Nos grands parents nous ont appris que la femme était le pilier central du foyer. Mais aujourd’hui, dans une large proportion, les femmes sont à l’origine des divorces consommés au sein des ménages. Et, dans beaucoup de cas de divorce, c’est « l’insuffisance de moyens matériels » du mari qui en est la cause principale.
La situation est suffisamment grave pour que réagissent très rapidement les pouvoirs publics, les associations et mouvements féminines en initiant des campagnes de sensibilisation notamment auprès des femmes, sur les facteurs de déstabilisation des nos ménages. Les associations féminines du Mali ne tarissent pas de discours et de slogans en faveur de l’émancipation et de la promotion de la femme malienne.

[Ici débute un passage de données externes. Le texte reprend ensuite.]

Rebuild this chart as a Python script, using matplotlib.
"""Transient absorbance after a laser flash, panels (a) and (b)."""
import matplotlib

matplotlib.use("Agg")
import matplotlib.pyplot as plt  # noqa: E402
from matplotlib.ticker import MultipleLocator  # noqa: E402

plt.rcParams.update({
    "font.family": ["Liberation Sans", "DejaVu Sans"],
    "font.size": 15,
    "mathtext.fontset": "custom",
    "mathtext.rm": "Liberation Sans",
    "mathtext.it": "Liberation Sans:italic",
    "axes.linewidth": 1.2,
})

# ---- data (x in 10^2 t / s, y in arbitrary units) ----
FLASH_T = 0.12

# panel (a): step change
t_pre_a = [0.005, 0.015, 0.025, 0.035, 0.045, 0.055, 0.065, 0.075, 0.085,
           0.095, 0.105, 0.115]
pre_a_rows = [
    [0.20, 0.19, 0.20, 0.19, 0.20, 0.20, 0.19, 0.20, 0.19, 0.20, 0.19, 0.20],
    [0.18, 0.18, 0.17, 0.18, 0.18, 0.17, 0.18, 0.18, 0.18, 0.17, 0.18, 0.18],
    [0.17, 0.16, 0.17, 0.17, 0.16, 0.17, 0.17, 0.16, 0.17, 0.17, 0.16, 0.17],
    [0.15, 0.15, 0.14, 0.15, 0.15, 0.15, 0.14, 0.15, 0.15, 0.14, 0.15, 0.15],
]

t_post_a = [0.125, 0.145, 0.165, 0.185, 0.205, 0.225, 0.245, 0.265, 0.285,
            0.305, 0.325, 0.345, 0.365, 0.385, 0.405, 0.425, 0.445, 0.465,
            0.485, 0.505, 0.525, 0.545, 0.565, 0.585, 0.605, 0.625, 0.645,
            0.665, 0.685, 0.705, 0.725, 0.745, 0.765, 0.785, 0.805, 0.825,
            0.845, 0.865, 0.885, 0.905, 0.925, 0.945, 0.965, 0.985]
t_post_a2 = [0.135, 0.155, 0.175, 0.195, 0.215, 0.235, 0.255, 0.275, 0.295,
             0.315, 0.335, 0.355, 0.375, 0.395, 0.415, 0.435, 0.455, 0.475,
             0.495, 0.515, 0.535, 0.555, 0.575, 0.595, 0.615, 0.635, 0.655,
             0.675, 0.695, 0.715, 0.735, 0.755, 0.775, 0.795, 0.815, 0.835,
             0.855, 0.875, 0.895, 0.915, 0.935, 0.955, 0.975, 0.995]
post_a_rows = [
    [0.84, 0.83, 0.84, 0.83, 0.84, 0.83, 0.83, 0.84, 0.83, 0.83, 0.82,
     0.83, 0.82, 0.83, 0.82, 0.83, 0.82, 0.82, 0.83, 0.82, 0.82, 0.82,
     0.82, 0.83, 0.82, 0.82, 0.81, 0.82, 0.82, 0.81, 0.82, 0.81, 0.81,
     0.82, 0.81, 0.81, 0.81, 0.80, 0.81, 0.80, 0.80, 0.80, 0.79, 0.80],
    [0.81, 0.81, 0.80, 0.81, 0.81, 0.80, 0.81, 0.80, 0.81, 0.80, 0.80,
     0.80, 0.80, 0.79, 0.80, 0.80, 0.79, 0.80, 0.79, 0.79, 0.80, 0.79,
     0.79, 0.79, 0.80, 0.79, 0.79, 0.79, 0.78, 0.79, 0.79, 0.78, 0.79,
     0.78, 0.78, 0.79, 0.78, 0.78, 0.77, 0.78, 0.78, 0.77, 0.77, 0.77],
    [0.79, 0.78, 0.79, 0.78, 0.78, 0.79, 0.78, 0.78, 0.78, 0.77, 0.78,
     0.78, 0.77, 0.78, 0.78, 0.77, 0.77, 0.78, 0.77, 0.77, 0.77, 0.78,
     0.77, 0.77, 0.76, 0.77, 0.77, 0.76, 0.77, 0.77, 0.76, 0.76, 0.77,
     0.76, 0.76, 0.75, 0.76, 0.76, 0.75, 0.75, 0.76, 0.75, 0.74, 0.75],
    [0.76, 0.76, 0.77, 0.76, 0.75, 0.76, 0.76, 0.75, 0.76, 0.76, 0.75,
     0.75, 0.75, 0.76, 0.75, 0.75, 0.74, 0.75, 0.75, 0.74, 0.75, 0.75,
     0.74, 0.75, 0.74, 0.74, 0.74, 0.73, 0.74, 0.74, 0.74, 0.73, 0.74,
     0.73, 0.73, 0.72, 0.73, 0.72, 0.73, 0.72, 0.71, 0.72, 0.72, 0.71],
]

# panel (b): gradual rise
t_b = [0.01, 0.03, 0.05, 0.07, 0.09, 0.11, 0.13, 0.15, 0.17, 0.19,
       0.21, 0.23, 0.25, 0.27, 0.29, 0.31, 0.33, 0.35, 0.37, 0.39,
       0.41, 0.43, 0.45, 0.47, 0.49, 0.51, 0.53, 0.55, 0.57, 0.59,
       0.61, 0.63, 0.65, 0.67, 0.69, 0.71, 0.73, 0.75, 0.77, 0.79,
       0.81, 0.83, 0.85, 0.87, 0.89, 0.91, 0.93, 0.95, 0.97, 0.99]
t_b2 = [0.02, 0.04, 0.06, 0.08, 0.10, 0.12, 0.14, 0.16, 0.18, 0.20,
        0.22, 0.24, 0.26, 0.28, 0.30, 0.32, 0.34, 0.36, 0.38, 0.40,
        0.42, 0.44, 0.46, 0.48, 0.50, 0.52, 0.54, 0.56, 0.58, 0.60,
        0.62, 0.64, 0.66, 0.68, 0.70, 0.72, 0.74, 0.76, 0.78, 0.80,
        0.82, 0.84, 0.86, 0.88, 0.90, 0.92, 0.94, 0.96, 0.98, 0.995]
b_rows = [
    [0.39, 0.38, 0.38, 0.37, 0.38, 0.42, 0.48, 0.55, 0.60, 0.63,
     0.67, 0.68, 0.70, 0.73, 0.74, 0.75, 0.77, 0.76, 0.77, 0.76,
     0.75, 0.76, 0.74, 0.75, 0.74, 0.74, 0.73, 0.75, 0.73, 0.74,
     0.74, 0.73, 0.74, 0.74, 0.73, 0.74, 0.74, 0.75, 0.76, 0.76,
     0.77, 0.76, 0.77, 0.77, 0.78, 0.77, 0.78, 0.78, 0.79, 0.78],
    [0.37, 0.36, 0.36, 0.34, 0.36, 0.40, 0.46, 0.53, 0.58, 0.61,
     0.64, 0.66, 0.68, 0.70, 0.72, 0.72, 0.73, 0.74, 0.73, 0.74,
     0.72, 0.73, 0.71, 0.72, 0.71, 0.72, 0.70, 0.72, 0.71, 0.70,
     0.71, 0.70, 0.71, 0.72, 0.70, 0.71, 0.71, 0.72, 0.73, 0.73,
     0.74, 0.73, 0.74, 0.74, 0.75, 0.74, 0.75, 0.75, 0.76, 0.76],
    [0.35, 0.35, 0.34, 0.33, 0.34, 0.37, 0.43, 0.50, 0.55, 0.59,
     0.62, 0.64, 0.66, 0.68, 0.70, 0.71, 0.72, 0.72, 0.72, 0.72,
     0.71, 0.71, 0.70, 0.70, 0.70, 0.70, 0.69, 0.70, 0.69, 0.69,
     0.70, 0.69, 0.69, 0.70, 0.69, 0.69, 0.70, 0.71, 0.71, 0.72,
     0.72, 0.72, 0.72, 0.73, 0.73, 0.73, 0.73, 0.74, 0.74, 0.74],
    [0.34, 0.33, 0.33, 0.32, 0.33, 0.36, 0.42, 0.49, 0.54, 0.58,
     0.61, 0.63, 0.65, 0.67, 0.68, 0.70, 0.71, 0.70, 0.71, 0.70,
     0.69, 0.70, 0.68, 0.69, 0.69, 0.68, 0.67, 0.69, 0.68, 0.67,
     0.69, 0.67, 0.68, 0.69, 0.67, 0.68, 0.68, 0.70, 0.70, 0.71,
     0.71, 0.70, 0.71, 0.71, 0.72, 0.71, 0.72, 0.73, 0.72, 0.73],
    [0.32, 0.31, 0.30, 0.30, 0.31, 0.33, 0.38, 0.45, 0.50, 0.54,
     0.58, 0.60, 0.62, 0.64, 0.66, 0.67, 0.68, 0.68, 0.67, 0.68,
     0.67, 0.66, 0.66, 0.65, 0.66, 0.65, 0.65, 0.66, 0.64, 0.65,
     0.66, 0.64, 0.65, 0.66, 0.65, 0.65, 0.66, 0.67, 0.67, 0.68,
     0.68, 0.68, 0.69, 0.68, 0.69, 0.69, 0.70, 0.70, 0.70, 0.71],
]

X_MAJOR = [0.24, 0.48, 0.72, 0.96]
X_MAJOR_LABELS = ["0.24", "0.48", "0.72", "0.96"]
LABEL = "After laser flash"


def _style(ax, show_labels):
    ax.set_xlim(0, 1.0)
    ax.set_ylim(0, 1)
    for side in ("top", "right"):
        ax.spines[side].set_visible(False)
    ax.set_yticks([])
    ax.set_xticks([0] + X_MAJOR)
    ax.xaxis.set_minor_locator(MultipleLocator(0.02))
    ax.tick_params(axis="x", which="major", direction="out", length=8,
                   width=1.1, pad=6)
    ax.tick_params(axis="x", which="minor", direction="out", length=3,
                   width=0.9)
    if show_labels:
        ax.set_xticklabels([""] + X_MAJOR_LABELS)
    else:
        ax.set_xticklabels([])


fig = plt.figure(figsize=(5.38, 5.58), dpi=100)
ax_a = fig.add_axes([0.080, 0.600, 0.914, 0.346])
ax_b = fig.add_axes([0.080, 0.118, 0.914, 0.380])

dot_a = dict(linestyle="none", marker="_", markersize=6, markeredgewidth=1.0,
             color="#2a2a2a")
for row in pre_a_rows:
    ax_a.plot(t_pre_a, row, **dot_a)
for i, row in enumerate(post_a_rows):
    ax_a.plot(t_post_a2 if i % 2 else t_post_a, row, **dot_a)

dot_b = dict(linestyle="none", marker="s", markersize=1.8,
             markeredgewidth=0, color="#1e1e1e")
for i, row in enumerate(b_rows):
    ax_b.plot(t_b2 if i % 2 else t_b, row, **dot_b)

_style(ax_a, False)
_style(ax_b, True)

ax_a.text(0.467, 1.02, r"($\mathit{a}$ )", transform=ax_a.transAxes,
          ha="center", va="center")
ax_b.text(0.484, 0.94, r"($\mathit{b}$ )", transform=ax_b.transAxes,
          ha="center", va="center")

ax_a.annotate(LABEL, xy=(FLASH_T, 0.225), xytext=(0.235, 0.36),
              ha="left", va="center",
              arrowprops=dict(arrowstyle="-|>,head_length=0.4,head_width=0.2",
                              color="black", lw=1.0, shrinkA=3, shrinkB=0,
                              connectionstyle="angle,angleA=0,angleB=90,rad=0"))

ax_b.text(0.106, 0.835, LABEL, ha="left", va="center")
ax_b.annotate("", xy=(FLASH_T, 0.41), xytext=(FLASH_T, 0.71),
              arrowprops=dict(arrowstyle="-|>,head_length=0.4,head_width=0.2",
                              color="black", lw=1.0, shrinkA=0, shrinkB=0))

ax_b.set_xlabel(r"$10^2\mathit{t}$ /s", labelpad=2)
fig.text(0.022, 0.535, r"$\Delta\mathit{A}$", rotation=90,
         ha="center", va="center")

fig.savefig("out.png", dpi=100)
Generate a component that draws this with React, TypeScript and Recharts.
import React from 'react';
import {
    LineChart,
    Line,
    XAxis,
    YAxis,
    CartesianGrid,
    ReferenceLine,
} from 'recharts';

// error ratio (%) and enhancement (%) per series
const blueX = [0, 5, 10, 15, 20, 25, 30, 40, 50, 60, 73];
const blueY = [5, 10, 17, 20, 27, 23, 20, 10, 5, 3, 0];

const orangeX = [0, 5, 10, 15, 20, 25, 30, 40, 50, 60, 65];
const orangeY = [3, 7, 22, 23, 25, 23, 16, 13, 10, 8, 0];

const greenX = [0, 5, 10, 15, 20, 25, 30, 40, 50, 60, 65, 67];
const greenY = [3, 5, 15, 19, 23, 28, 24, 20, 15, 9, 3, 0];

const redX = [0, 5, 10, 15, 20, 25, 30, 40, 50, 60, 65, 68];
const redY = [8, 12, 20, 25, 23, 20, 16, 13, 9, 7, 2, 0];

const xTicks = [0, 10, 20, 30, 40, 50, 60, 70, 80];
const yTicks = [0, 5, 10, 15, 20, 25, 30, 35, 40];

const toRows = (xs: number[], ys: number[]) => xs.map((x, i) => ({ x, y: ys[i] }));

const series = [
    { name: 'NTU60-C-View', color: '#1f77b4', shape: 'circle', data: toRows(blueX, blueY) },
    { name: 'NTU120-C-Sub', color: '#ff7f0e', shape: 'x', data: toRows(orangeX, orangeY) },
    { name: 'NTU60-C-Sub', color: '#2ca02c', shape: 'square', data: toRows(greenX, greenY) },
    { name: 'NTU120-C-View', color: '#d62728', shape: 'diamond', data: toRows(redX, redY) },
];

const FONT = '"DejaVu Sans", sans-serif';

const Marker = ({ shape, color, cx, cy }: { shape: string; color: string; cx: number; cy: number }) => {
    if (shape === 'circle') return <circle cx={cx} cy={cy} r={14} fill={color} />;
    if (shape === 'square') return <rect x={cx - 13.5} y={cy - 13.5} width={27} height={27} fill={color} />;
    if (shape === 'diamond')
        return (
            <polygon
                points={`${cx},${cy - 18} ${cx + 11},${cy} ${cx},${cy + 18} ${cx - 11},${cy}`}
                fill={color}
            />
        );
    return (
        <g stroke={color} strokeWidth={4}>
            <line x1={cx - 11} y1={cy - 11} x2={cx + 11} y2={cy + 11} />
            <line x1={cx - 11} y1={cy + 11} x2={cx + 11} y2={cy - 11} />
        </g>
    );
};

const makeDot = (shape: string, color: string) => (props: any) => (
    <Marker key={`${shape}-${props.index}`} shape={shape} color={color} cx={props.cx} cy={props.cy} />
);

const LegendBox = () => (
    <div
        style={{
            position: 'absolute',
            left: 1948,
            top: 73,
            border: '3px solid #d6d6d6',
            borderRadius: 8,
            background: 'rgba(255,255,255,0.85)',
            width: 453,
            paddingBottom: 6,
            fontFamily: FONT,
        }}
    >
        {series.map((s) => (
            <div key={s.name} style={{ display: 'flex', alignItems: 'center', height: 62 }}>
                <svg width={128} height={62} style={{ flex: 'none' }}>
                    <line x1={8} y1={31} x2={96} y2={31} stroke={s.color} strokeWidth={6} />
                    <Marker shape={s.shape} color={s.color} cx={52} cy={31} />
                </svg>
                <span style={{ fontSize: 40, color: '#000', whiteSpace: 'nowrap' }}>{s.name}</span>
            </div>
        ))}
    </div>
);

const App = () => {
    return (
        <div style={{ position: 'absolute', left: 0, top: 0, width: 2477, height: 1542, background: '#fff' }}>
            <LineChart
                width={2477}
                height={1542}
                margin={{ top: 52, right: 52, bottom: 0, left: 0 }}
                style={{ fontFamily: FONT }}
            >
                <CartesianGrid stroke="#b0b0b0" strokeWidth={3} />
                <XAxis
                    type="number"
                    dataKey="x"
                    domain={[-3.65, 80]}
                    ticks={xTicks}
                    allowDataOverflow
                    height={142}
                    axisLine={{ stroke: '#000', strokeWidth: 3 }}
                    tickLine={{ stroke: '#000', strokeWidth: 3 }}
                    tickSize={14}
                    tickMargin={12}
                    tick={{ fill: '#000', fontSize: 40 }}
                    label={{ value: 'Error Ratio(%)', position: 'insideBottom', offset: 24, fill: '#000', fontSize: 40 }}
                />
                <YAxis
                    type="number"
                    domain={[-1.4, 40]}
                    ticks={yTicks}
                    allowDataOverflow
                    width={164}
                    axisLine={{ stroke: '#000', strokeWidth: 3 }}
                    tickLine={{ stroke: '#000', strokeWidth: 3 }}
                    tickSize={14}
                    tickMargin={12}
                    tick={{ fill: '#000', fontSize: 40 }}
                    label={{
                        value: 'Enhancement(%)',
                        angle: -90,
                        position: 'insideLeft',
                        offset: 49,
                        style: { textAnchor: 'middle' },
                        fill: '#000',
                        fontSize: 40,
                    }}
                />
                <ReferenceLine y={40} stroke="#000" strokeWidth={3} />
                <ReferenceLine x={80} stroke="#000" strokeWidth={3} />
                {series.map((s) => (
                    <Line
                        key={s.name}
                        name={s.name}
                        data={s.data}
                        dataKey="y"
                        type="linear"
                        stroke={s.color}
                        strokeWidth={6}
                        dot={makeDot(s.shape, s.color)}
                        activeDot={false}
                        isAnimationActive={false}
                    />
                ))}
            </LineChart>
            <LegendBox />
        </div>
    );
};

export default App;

En revanche, ces associations sont muettes sur les dérives sociales telles les cérémonies de mariage et de baptême célébrées avec pompe. Partagée entre les coutumes, les réalités économiques et les phénomènes de mode, notre société devrait se remettre en cause pour rompre avec des habitudes qui menacent dangereusement l’équilibre des foyers et de renouer avec nos vertus de sagesse, de probité morale et de pondération.